Jacobus geeft aan dat zoveel verkeerde dingen gebeuren wanneer wij afwijken van de wijsheid, die komt van hierboven. Wanneer we alleen op ons zelf gericht zijn, op wat mij goed uitkomt, dan verziekt de relatie met de medemens. Jacobus lijkt op zijn hoede te zijn voor radicaliteit en voor het overheersen van naijver en eerzucht. In zijn boek Is dit nu de islam maakt Khalid Benhaddou onderscheid tussen radicaliteit, extremisme en gewelddadig radicalisme. Hij verduidelijkt dit in de context van het voetbalspel. Een radicalist is fan van zijn club in hart en nieren. Een extremist gaat een stap verder. Hij is fan van een club en zou willen dat anderen dit ook helemaal zijn. De gewelddadige extremist wil nog meer. Hij is fan van zijn club. Hij wil dat de anderen het ook zijn en hij voegt eraan toe: “En als je dat niet doet, dan gebruik ik geweld” (Khalid Benhaddou, Is dit nu de Islam, p. 75). “Extremisten zijn geneigd om geweld goed te keuren in naam van hun idealen” (Ibid.)

Kerkgeschiedenis

Ruzies en veten, ze lopen doorheen gans de geschiedenis. Ze hebben ons in een eeuw tijd twee wereldoorlogen bezorgd. Ruzies en veten in het Midden Oosten en elders, ongerechtigheid hebben geleid tot de vluchtelingenstroom in de voorbije jaren. Gerechtigheid is een vrucht van vrede.

Ruzies en veten hebben de geschiedenis bepaald van de kerken. Ze hebben geleid tot scheuringen en wederzijdse banvloeken. Mistoestanden vereisten hervormingen. Dit jaar was het zes eeuwen geleden dat het concilie van Konstanz besloten werd. Het had plaats in de Duitse stad aan de Bodensee van 1414 tot 1418. Het was onder meer samengeroepen om een einde te maken aan het Westers schisma met een paus in Rome en een paus in Avignon. Er waren drie pausen bij het begin van dit concilie: Gregorius XII in Rome, Benedictus XIII in Avignon en Johannes XXIII in Bologna. In 1417 werd Martinus de V als wettige paus gekozen en aanvaard.

Tijdens dit concilie werden ook de hervormingen besproken, waarvan de Boheemse theoloog Jan Hus de voorstander was. Deze kwam naar het concilie, kreeg een vrijgeleide van de keizer, maar werd toch tot de brandstapel veroordeeld in 1415.

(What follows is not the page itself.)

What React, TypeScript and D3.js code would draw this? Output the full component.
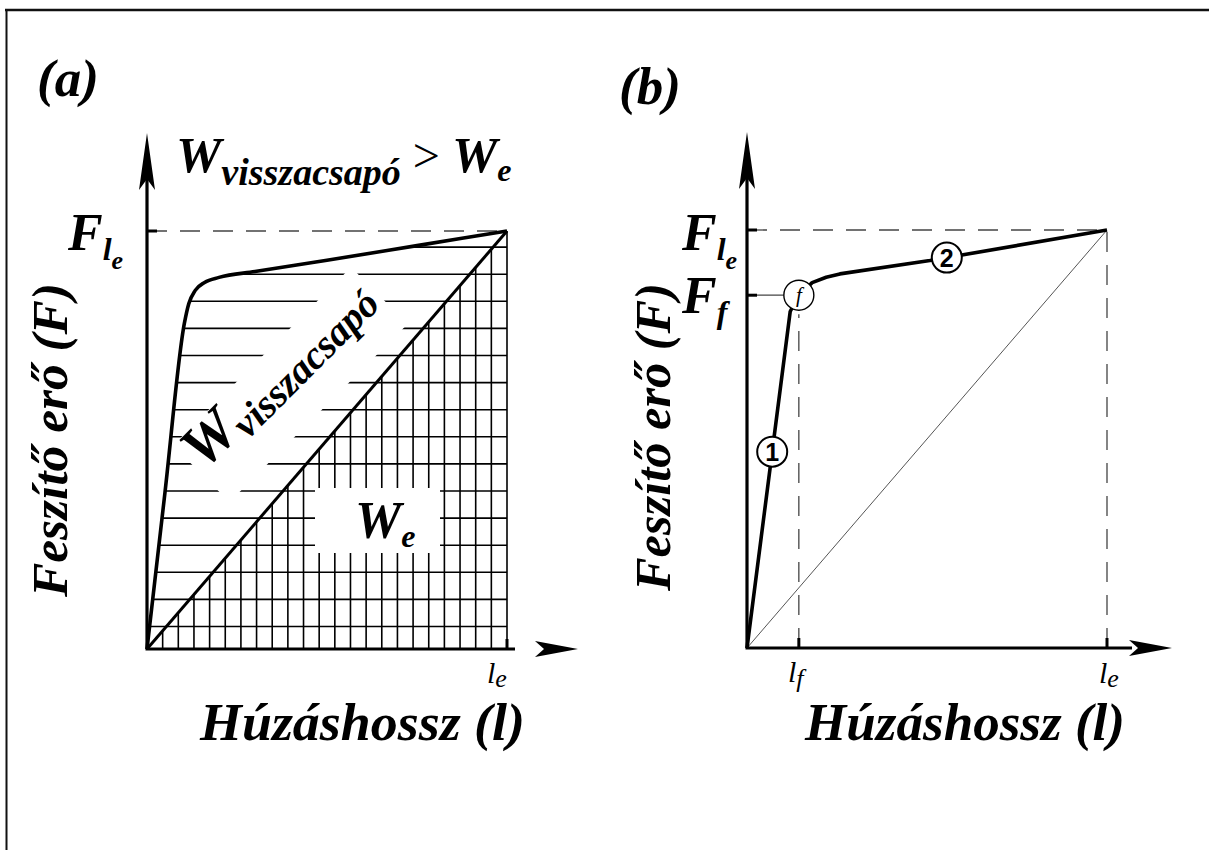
import React from 'react';
import * as d3 from 'd3';

// Panel (a): normalised draw length l/l_e and force F/F(l_e) of the bow curve
const curveA_l = [0, 0.05, 0.104, 0.116, 0.134, 0.16, 0.2, 0.3, 0.5, 0.75, 1];
const curveA_F = [0, 0.375, 0.78, 0.826, 0.858, 0.877, 0.889, 0.903, 0.93, 0.965, 1];

// Panel (b): stage 1 (steep) and stage 2 (flat) of the draw curve
const curveB_l = [0, 0.12, 0.144, 0.181, 0.22, 0.258, 0.508, 1];
const curveB_F = [0, 0.805, 0.844, 0.874, 0.887, 0.895, 0.927, 1];

// breakpoint f between the two stages
const breakL = 0.144;
const breakF = 0.844;

// numbered stage markers and where along l they sit
const stageNames = ['1', '2'];
const stagePos = [0.07, 0.555];

// texts
const xTitle = 'Húzáshossz (l)';
const yTitle = 'Feszítő erő (F)';
const panelTags = ['(a)', '(b)'];

const serif = "'Liberation Serif','DejaVu Serif',serif";
const sans = "'Liberation Sans','DejaVu Sans',sans-serif";
const italicBold = { fontFamily: serif, fontWeight: 700, fontStyle: 'italic' } as const;
const dash = '20 13';

export default function App() {
  // ---------- panel (a) ----------
  const xA = d3.scaleLinear().domain([0, 1]).range([147, 507]);
  const yA = d3.scaleLinear().domain([0, 1]).range([649, 231]);
  const pathA = d3
    .line<number>()
    .x((_, i) => xA(curveA_l[i]))
    .y((_, i) => yA(curveA_F[i]))
    .curve(d3.curveMonotoneX)(curveA_l) as string;
  const lOnCurveA = d3.scaleLinear().domain(curveA_F).range(curveA_l);

  // hatching: horizontal rows between curve and l_e, vertical columns under the chord
  const rowStep = 27.1 / 418;
  const rowStart = 22.5 / 418;
  const rows = d3.range(15).map((k) => rowStart + k * rowStep);
  const cols = d3.range(1, 23).map((k) => k / 23);

  // ---------- panel (b) ----------
  const xB = d3.scaleLinear().domain([0, 1]).range([747, 1107]);
  const yB = d3.scaleLinear().domain([0, 1]).range([648, 230]);
  const pathB = d3
    .line<number>()
    .x((_, i) => xB(curveB_l[i]))
    .y((_, i) => yB(curveB_F[i]))
    .curve(d3.curveLinear)(curveB_l) as string;
  const fOnCurveB = d3.scaleLinear().domain(curveB_l).range(curveB_F);
  const rMark = 15;

  const yArrow = (x: number, tip: number) =>
    `${x},${tip} ${x + 8},${tip + 57} ${x},${tip + 46} ${x - 8},${tip + 57}`;
  const xArrow = (tip: number, y: number) =>
    `${tip},${y} ${tip - 43},${y - 8} ${tip - 34},${y} ${tip - 43},${y + 8}`;

  return (
    <svg
      width={1209}
      height={850}
      style={{ position: 'absolute', left: 0, top: 0, background: '#fff' }}
    >
      <rect x={0} y={0} width={1209} height={850} fill="#fff" />
      {/* frame */}
      <line x1={5} y1={10} x2={1209} y2={10} stroke="#111" strokeWidth={2.5} />
      <line x1={6.5} y1={9} x2={6.5} y2={850} stroke="#111" strokeWidth={2} />

      {/* ================= (a) ================= */}
      <g>
        {rows.map((f, i) => (
          <line
            key={'r' + i}
            x1={xA(lOnCurveA(f))}
            x2={xA(1)}
            y1={yA(f)}
            y2={yA(f)}
            stroke="#000"
            strokeWidth={1.6}
          />
        ))}
        {cols.map((l, i) => (
          <line
            key={'c' + i}
            x1={xA(l)}
            x2={xA(l)}
            y1={yA(0)}
            y2={yA(l)}
            stroke="#000"
            strokeWidth={1.6}
          />
        ))}
        <line x1={xA(1)} x2={xA(1)} y1={yA(0)} y2={yA(1)} stroke="#000" strokeWidth={1.6} />

        {/* clear areas behind the area labels */}
        <rect x={315} y={488} width={125} height={65} fill="#fff" />
        <g transform="translate(204,471) rotate(-45)">
          <rect x={-4} y={-40} width={252} height={80} fill="#fff" />
        </g>

        {/* reference line at F(l_e) */}
        <line x1={xA(0)} x2={xA(1)} y1={yA(1)} y2={yA(1)} stroke="#444" strokeWidth={1.3} strokeDasharray={dash} />

        {/* chord and draw curve */}
        <line x1={xA(0)} y1={yA(0)} x2={xA(1)} y2={yA(1)} stroke="#000" strokeWidth={3} />
        <path d={pathA} fill="none" stroke="#000" strokeWidth={3.6} strokeLinejoin="round" />

        {/* axes */}
        <line x1={xA(0)} y1={yA(0)} x2={xA(0)} y2={175} stroke="#000" strokeWidth={3.2} />
        <polygon points={yArrow(xA(0), 133)} fill="#000" />
        <line x1={xA(0) - 1.5} y1={yA(0)} x2={515} y2={yA(0)} stroke="#000" strokeWidth={3.2} />
        <polygon points={xArrow(578, yA(0))} fill="#000" />
        <line x1={xA(0)} x2={xA(0) + 10} y1={yA(1)} y2={yA(1)} stroke="#000" strokeWidth={3} />
        <line x1={xA(1)} x2={xA(1)} y1={yA(0)} y2={yA(0) - 10} stroke="#000" strokeWidth={3} />

        {/* texts */}
        <text x={37} y={96} fontSize={53} {...italicBold}>{panelTags[0]}</text>
        <text x={176} y={172} fontSize={51} {...italicBold}>
          W
          <tspan fontSize={38} dy={13}>visszacsapó</tspan>
          <tspan dy={-13} fontSize={48} fontWeight={400} fontStyle="normal">{' > '}</tspan>
          <tspan fontSize={51}>W</tspan>
          <tspan fontSize={32} dy={9}>e</tspan>
        </text>
        <text x={68} y={250} fontSize={52} {...italicBold}>
          F<tspan fontSize={32} dy={10}>l</tspan>
          <tspan fontSize={26} dy={9}>e</tspan>
        </text>
        <text x={487} y={683} fontSize={30} fontFamily={serif} fontStyle="italic">
          l<tspan fontSize={26} dy={4}>e</tspan>
        </text>
        <text x={200} y={740} fontSize={52} textLength={325} lengthAdjust="spacingAndGlyphs" {...italicBold}>
          {xTitle}
        </text>
        <text transform="translate(67,597) rotate(-90)" fontSize={50} textLength={314} lengthAdjust="spacingAndGlyphs" {...italicBold}>
          {yTitle}
        </text>
        <g transform="translate(204,471) rotate(-45)">
          <text x={0} y={0} fontSize={60} {...italicBold}>
            W<tspan fontSize={40} dy={9}>visszacsapó</tspan>
          </text>
        </g>
        <text x={355} y={538} fontSize={52} {...italicBold}>
          W<tspan fontSize={32} dy={9}>e</tspan>
        </text>
      </g>

      {/* ================= (b) ================= */}
      <g>
        <line x1={xB(0)} x2={xB(1)} y1={yB(1)} y2={yB(1)} stroke="#444" strokeWidth={1.3} strokeDasharray={dash} />
        <line x1={xB(1)} x2={xB(1)} y1={yB(0)} y2={yB(1)} stroke="#444" strokeWidth={1.3} strokeDasharray={dash} />
        <line x1={xB(breakL)} x2={xB(breakL)} y1={yB(0)} y2={yB(breakF) + rMark + 4} stroke="#444" strokeWidth={1.3} strokeDasharray={dash} />
        <line x1={xB(0)} x2={xB(breakL) - rMark} y1={yB(breakF)} y2={yB(breakF)} stroke="#444" strokeWidth={1.3} />

        {/* chord */}
        <line x1={xB(0)} y1={yB(0)} x2={xB(1)} y2={yB(1)} stroke="#555" strokeWidth={1} />
        {/* draw curve */}
        <path d={pathB} fill="none" stroke="#000" strokeWidth={3.6} strokeLinejoin="round" />

        {/* axes */}
        <line x1={xB(0)} y1={yB(0)} x2={xB(0)} y2={175} stroke="#000" strokeWidth={3.2} />
        <polygon points={yArrow(xB(0), 132)} fill="#000" />
        <line x1={xB(0) - 1.5} y1={yB(0)} x2={1132} y2={yB(0)} stroke="#000" strokeWidth={3.2} />
        <polygon points={xArrow(1172, yB(0))} fill="#000" />
        <line x1={xB(0)} x2={xB(0) + 10} y1={yB(1)} y2={yB(1)} stroke="#000" strokeWidth={3} />
        <line x1={xB(0)} x2={xB(0) + 10} y1={yB(breakF)} y2={yB(breakF)} stroke="#000" strokeWidth={3} />
        <line x1={xB(breakL)} x2={xB(breakL)} y1={yB(0)} y2={yB(0) - 10} stroke="#000" strokeWidth={3} />
        <line x1={xB(1)} x2={xB(1)} y1={yB(0)} y2={yB(0) - 10} stroke="#000" strokeWidth={3} />

        {/* breakpoint f */}
        <circle cx={xB(breakL)} cy={yB(breakF)} r={rMark} fill="#fff" stroke="#000" strokeWidth={1.4} />
        <text x={xB(breakL)} y={yB(breakF) + 7} textAnchor="middle" fontSize={21} fontFamily={serif} fontStyle="italic">
          f
        </text>

        {/* stage markers */}
        {stageNames.map((s, i) => (
          <g key={s}>
            <circle
              cx={xB(stagePos[i])}
              cy={yB(fOnCurveB(stagePos[i]))}
              r={rMark}
              fill="#fff"
              stroke="#000"
              strokeWidth={2}
            />
            <text
              x={xB(stagePos[i])}
              y={yB(fOnCurveB(stagePos[i])) + 9}
              textAnchor="middle"
              fontSize={25}
              fontWeight={700}
              fontFamily={sans}
            >
              {s}
            </text>
          </g>
        ))}

        {/* texts */}
        <text x={619} y={104} fontSize={53} {...italicBold}>{panelTags[1]}</text>
        <text x={682} y={250} fontSize={52} {...italicBold}>
          F<tspan fontSize={32} dy={10}>l</tspan>
          <tspan fontSize={26} dy={9}>e</tspan>
        </text>
        <text x={682} y={313} fontSize={52} {...italicBold}>
          F<tspan fontSize={32} dy={10}>f</tspan>
        </text>
        <text x={788} y={682} fontSize={30} fontFamily={serif} fontStyle="italic">
          l<tspan fontSize={26} dy={5}>f</tspan>
        </text>
        <text x={1099} y={683} fontSize={30} fontFamily={serif} fontStyle="italic">
          l<tspan fontSize={26} dy={4}>e</tspan>
        </text>
        <text x={805} y={740} fontSize={52} textLength={320} lengthAdjust="spacingAndGlyphs" {...italicBold}>
          {xTitle}
        </text>
        <text transform="translate(670,591) rotate(-90)" fontSize={50} textLength={308} lengthAdjust="spacingAndGlyphs" {...italicBold}>
          {yTitle}
        </text>
      </g>
    </svg>
  );
}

Een eeuw later in 1517 afficheert Maarten Luther in Wittenberg zijn hervormingsplannen. De veten tussen Rome en de reformatie hebben geleid tot de dertigjarige oorlog. In Parijs werden tijdens de Bartholomeusnacht van 23 tot 14 augustus 1572 vele hugenoten vermoord. Het geweld verspreidde zich tijdens de daaropvolgende maanden over heel Frankrijk, waarbij uiteindelijk tussen de 5.000 en 30.000 hugenoten de dood zouden vinden.

Wonden helen

In de twintigste en eenentwintigste eeuw heeft de oecumenische beweging christenen dichter bij elkaar gebracht. Paus Franciscus ging op 21 juni 2018 als pelgrim van de oecumene naar de Wereldraad van kerken in Genève bij de viering van het zeventig jaar bestaan van deze Raad. Wonden worden geheeld. De paus sprak over de weg die we samen af te leggen hebben en die een drievoudig doel heeft, samen op weg zijn, samen bidden en samen werken. Hij weet hoe in eigen kerk verschillende stromingen bestaan, hoe hijzelf omwille van zijn pastorale benadering kritiek krijgt. Hij vergelijkt de verschillende stromingen met een stroom en zijn bijrivieren. Wij moeten respectvol en tolerant met elkaar omgaan. Zolang iemand in de bedding van de stroom blijft, kunnen we samen vooruit. Deze paus blijft vragen om voor hem te bidden, zoals ook hij voor zijn critici bidt, al zeggen daze soms boze dingen over hem.